Look beyond Brazil, and ports from Rotterdam to Ningbo are racing to build out hydrogen corridors. Suape’s angle? Start fresh with zero-emission technology at the core, rather than retrofitting old docks. Electrolyzer orders are climbing as costs fall, but you need cheap renewables to make it work. That’s where Brazil’s wind and solar auctions come in—a big chunk of Suape’s competitiveness hinges on snagging low-cost clean power. And if they want top dollar on exports, they’ll need green-hydrogen certification that checks all the right boxes.
This isn’t just about a shiny new waterfront. Economically, it could bump up regional GDP, shrink transport costs for farmers and factories, and diversify an area long tied to sugar and petrochemicals. Environmentally, the electric terminal and cleaner bunkering should cut ship and truck emissions. Socially, think new vocational training programs, housing developments, and community services to support those extra jobs. On the infrastructure side, we’re talking 247,000 m² of fresh tank storage and upgraded road links. Of course, local NGOs are eyeing the dredging plans to make sure mangroves and fisheries don’t get short shrift.
Here’s the kicker: pouring R$15.8 billion into green hydrogen is gutsy, but talk is cheap without solid execution. Claiming to outshine Rotterdam sounds great until you wrangle shipping lanes, certification hoops, and export logistics. Loading up on electrolyzers means little if your renewables aren’t steady. And let’s not forget local communities—they’ll want tangible perks, not just grand job projections. That said, this move shows how ports are morphing from mere cargo terminals into critical players in industrial decarbonization.
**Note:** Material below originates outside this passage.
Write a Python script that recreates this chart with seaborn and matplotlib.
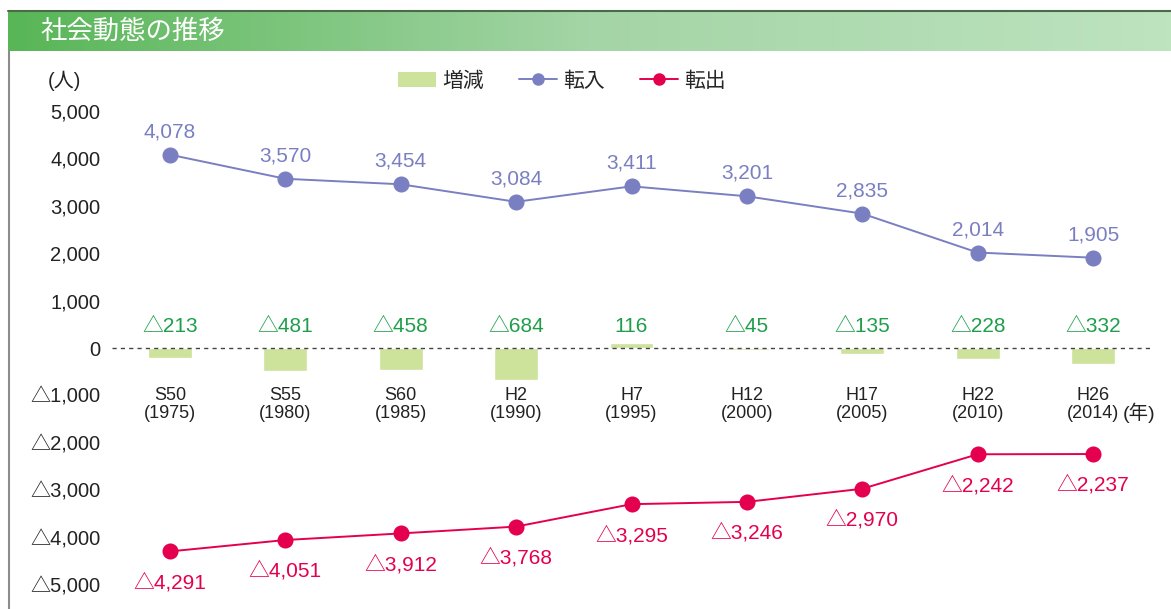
import numpy as np
import pandas as pd
import seaborn as sns
import matplotlib.pyplot as plt
from matplotlib.lines import Line2D
from matplotlib.patches import Patch

eras = ['S50', 'S55', 'S60', 'H2', 'H7', 'H12', 'H17', 'H22', 'H26']
years = ['1975', '1980', '1985', '1990', '1995', '2000', '2005', '2010', '2014']
tennyu = [4078, 3570, 3454, 3084, 3411, 3201, 2835, 2014, 1905]
tenshutsu = [-4291, -4051, -3912, -3768, -3295, -3246, -2970, -2242, -2237]
zougen = [-213, -481, -458, -684, 116, -45, -135, -228, -332]
yticks = [5000, 4000, 3000, 2000, 1000, 0, -1000, -2000, -3000, -4000, -5000]

c_bar = '#cde29a'
c_in = '#7a7fc2'
c_out = '#e4004f'
c_green = '#1f9e4a'
c_txt = '#222222'


def fmt(v):
    return ('△' if v < 0 else '') + f'{abs(v):,}'


sns.set_style('white')
plt.rcParams['font.family'] = ['Liberation Sans', 'Noto Sans CJK JP', 'DejaVu Sans']

df = pd.DataFrame({'era': eras, 'in': tennyu, 'out': tenshutsu, 'diff': zougen})

fig = plt.figure(figsize=(11.71, 6.09), dpi=100)

# header band
W, H = 1171, 609
hax = fig.add_axes([8 / W, 1 - 51 / H, 1 - 8 / W, 40 / H])
grad = np.linspace(0, 1, 256)[None, :]
cmap = sns.blend_palette(['#58b657', '#a4d5a6', '#bde3bf'], as_cmap=True)
hax.imshow(grad, aspect='auto', cmap=cmap, extent=[0, 1, 0, 1])
hax.set_axis_off()
hax.text(32 / (W - 8), 0.5, '社会動態の推移', color='white', fontsize=19,
         va='center', ha='left', family=['Noto Sans CJK JP'])
fig.add_artist(Line2D([8 / W, 1], [1 - 10.5 / H] * 2, color='#4a6b4a', lw=1.5))
fig.add_artist(Line2D([8.5 / W] * 2, [0, 1 - 51 / H], color='#8c8c8c', lw=1.5))

# main axes: xlim -0.5..8.5 -> px 112..1151, y 0 at px 348, 47.4 px per 1000
px_per = 0.0474
top_v = (348 - 60) / px_per
bot_v = -(609 - 348) / px_per
ax = fig.add_axes([112.3 / W, 0, 1038.4 / W, (609 - 60) / H])
ax.patch.set_alpha(0)

sns.barplot(data=df, x='era', y='diff', color=c_bar, width=0.38, ax=ax,
            saturation=1, zorder=2)
sns.pointplot(data=df, x='era', y='in', color=c_in, markers='o', ax=ax,
              linewidth=1.4, markersize=10.5, zorder=4)
sns.pointplot(data=df, x='era', y='out', color=c_out, markers='o', ax=ax,
              linewidth=1.4, markersize=10.5, zorder=4)
ax.axhline(0, color='#444444', lw=1, ls=(0, (3, 3)), zorder=3)

ax.set_xlim(-0.5, 8.5)
ax.set_ylim(bot_v, top_v)
ax.set_yticks(yticks, [fmt(v) for v in yticks])
ax.tick_params(axis='y', length=0, pad=8.5, labelsize=14.5, labelcolor=c_txt)
ax.set_xticks([])
ax.set_xlabel('')
ax.set_ylabel('')
sns.despine(ax=ax, left=True, bottom=True)

for i in range(len(eras)):
    ax.text(i, tennyu[i] + 23 / px_per, fmt(tennyu[i]),
            ha='center', va='center', color=c_in, fontsize=15)
    ax.text(i, tenshutsu[i] - 31 / px_per, fmt(tenshutsu[i]),
            ha='center', va='center', color=c_out, fontsize=15)
    ax.text(i, 445, fmt(zougen[i]), ha='center', va='center',
            color=c_green, fontsize=15)
    ax.text(i, -(395 - 348) / px_per, eras[i], ha='center', va='center',
            color=c_txt, fontsize=13)
    ax.text(i, -(413 - 348) / px_per, '(' + years[i] + ')', ha='center',
            va='center', color=c_txt, fontsize=13)
ax.text(8.26, -(413 - 348) / px_per, '(年)', ha='left', va='center',
        color=c_txt, fontsize=14, clip_on=False)

fig.text(48 / W, 1 - 81 / H, '(人)', fontsize=14.5, va='center', ha='left',
         color=c_txt)

handles = [Patch(facecolor=c_bar, edgecolor='none'),
           Line2D([], [], color=c_in, marker='o', lw=1.4, markersize=8),
           Line2D([], [], color=c_out, marker='o', lw=1.4, markersize=8)]
fig.legend(handles, ['増減', '転入', '転出'], loc='center', ncol=3,
           bbox_to_anchor=(562 / W, 1 - 81 / H), frameon=False,
           fontsize=15, handlelength=1.8, columnspacing=1.7,
           handletextpad=0.3)

fig.savefig('out.png', dpi=100)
If Suape nails it, everyone else will have to step up their sustainable energy game or risk getting left behind.
Not that Suape’s path is smooth. If Brazil’s credit rating dips, money could dry up. Those renewable auctions have to actually bring wind and solar capacity online. Environmental permits—especially around sensitive coastal areas—can drag on forever. Exporting certified green hydrogen to Europe means jumping through EU compliance hoops, which cost time and money. Shipping companies need incentives to retrofit vessels or commission new ones. Bottom line: Suape has to nail down long-term power purchase agreements and offtake deals before shovels hit the dirt—or risk seeing brand-new berths sit empty.
Looking down the road to 2030, Suape’s shooting to double its workforce to around 40,000, break cargo records, and sling green hydrogen and its derivatives around the globe. That all hinges on getting those electrolyzers humming, new berths built, and the grid amped up. On paper, Brazil’s policy backdrop is getting friendlier, with fresh auctions and decarbonization incentives, but investors will be watching for permit bottlenecks, neighborhood pushback, and how the price spread between green vs. grey hydrogen shapes up. Meanwhile, Mexico, Chile, and Argentina aren’t sitting still—they’ve got their own green hydrogen blueprints. Suape’s window of opportunity might close if it hesitates or can’t lock in binding offtake contracts. Right now, it’s a bold experiment in marrying port expansion with a global sustainable energy push. Let’s see if it ends up as the new gold standard or just another slide in a corporate deck.